Exercise description :: Start at the line where "Generate a standalone" appears and end at the line where "compiler. Memory map." appears; repeat those lines exactly, both ends included, leaving pictures behind.

***** Supplied data *****

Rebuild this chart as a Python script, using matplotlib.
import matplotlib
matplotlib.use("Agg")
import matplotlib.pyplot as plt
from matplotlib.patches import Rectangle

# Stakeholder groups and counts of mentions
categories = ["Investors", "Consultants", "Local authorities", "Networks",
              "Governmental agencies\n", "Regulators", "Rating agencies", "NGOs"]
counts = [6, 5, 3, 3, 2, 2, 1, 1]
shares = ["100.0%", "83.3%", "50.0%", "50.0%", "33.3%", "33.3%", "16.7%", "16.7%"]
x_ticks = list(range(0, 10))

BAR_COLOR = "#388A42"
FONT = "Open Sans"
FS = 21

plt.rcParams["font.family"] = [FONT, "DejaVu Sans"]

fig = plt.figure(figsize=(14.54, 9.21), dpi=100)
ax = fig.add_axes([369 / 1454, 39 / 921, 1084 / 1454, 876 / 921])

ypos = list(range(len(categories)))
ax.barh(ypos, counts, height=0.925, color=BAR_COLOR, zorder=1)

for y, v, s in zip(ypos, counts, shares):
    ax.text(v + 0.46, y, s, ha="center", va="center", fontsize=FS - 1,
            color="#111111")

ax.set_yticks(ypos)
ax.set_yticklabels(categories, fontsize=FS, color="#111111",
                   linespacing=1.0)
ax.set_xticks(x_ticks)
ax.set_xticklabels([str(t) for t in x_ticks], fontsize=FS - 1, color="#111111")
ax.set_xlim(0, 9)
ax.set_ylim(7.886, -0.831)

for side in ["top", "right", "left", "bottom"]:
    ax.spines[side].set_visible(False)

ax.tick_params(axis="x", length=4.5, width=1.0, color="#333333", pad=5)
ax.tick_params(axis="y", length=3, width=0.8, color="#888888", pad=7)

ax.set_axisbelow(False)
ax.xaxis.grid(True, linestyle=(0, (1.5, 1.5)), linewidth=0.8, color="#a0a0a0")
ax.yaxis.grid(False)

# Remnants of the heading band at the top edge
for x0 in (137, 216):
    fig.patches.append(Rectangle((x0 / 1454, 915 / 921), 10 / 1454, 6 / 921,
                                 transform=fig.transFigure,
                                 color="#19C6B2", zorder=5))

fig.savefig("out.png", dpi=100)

*****
***** Supplied data *****

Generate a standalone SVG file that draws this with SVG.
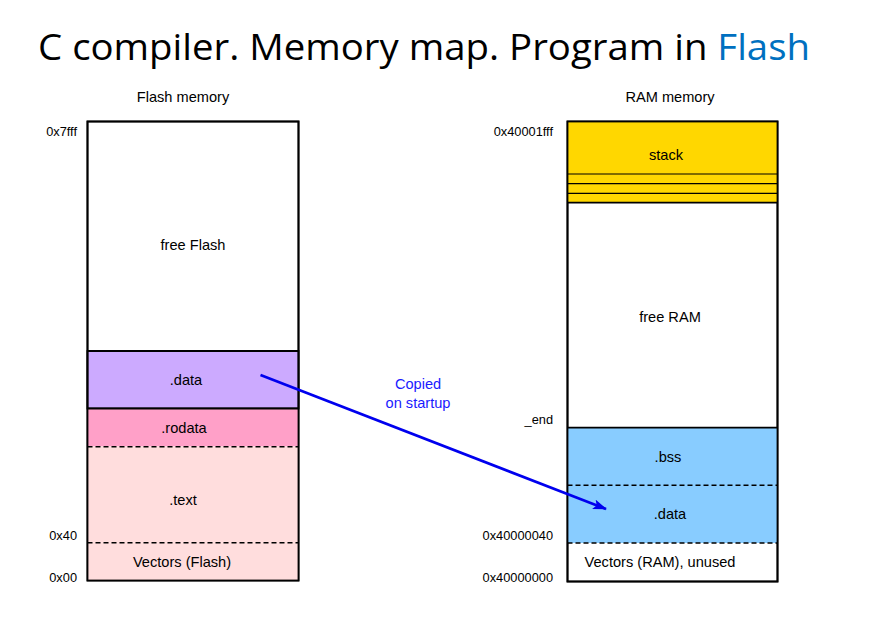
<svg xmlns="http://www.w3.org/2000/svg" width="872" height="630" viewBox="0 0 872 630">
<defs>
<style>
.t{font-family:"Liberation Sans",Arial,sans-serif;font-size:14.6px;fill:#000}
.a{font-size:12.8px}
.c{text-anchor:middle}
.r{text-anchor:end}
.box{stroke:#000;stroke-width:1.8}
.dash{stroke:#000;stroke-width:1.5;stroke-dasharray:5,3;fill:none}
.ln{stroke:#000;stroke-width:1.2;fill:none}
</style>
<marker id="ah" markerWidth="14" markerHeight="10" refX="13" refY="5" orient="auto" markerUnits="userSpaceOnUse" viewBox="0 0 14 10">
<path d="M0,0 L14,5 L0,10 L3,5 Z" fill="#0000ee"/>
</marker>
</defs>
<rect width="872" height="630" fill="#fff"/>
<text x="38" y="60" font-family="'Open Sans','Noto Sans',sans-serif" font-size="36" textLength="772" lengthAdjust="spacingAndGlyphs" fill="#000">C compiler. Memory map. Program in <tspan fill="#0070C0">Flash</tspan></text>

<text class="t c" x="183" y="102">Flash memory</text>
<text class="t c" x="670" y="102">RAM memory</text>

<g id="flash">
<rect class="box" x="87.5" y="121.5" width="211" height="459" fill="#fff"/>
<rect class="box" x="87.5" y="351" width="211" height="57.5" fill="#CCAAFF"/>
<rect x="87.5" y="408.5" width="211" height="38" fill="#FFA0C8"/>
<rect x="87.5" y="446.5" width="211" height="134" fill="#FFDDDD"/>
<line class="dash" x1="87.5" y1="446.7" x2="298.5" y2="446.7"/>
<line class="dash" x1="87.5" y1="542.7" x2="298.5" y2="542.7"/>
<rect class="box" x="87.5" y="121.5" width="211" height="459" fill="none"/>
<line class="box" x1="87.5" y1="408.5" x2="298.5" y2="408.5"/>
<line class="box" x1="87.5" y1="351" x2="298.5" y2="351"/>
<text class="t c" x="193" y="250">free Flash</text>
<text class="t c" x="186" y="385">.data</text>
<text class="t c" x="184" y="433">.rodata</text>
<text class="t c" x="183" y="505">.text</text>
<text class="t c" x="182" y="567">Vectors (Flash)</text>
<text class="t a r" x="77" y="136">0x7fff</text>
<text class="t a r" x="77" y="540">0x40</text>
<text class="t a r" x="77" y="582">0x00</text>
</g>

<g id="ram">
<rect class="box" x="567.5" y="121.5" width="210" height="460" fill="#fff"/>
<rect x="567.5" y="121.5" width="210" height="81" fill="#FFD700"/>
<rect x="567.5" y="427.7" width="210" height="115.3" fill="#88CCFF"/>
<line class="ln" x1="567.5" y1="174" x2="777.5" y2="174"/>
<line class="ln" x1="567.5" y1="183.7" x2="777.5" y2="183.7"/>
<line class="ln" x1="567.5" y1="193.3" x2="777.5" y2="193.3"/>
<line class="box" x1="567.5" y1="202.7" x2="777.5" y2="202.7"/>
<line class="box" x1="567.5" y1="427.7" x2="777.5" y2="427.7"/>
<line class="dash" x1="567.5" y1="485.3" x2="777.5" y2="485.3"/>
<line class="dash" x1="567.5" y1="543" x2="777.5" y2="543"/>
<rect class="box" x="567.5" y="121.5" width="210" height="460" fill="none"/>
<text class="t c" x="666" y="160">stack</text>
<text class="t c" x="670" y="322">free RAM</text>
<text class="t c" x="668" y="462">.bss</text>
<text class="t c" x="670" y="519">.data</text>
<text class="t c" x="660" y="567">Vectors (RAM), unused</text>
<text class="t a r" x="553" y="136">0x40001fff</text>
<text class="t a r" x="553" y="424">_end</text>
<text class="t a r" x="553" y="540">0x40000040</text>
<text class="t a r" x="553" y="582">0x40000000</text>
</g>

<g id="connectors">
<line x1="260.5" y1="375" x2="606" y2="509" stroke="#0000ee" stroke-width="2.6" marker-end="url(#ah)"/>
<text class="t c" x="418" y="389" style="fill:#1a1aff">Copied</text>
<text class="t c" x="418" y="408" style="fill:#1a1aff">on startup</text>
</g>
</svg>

*****

Solution for this exercise ::
Generate a standalone SVG file that draws this with SVG.
<svg xmlns="http://www.w3.org/2000/svg" width="872" height="630" viewBox="0 0 872 630">
<defs>
<style>
.t{font-family:"Liberation Sans",Arial,sans-serif;font-size:14.6px;fill:#000}
.a{font-size:12.8px}
.c{text-anchor:middle}
.r{text-anchor:end}
.box{stroke:#000;stroke-width:1.8}
.dash{stroke:#000;stroke-width:1.5;stroke-dasharray:5,3;fill:none}
.ln{stroke:#000;stroke-width:1.2;fill:none}
</style>
<marker id="ah" markerWidth="14" markerHeight="10" refX="13" refY="5" orient="auto" markerUnits="userSpaceOnUse" viewBox="0 0 14 10">
<path d="M0,0 L14,5 L0,10 L3,5 Z" fill="#0000ee"/>
</marker>
</defs>
<rect width="872" height="630" fill="#fff"/>
<text x="38" y="60" font-family="'Open Sans','Noto Sans',sans-serif" font-size="36" textLength="772" lengthAdjust="spacingAndGlyphs" fill="#000">C compiler. Memory map. Program in <tspan fill="#0070C0">Flash</tspan></text>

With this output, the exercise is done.